Do keep coming back to this post as I will update the hyperlinks as and when I review each title.

You can read more about the prize via the official announcement.

Have you read any of these novels? Or is there anything on the list that particularly intrigues you?

^^ No longlist is announced for this annual prize. Instead, a shortlist is revealed about a month before Listowel Writers’ Week — Ireland’s oldest literary festival — and the winner is named on the opening night of the festival. This year the festival runs from 31st May to 4th June.

19 thoughts on “The 2023 Kerry Group Irish Novel of the Year Award shortlist”

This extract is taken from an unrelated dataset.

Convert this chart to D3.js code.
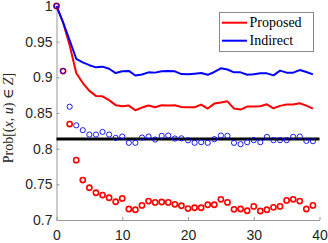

  1. Hello, I have read The Colony & Trespasses, loved both. I would quite happily reread both. I have The Amusements and am keen to read the other two as well.


  2. I had mixed feelings about Trespasses too, I’m interested in The Colony. Great prize to follow Kim. I read a lot of Irish fiction, so always keen to add to the TBR before March when Cathy’s #ReadingIreland rolls around.


    1. I’ve read The Colony but not yet reviewed it. It’s my favourite of the shortlist and I’d go so far as to say it’s the best book I’ve read all year. It’s a brilliant allegory on colonisation.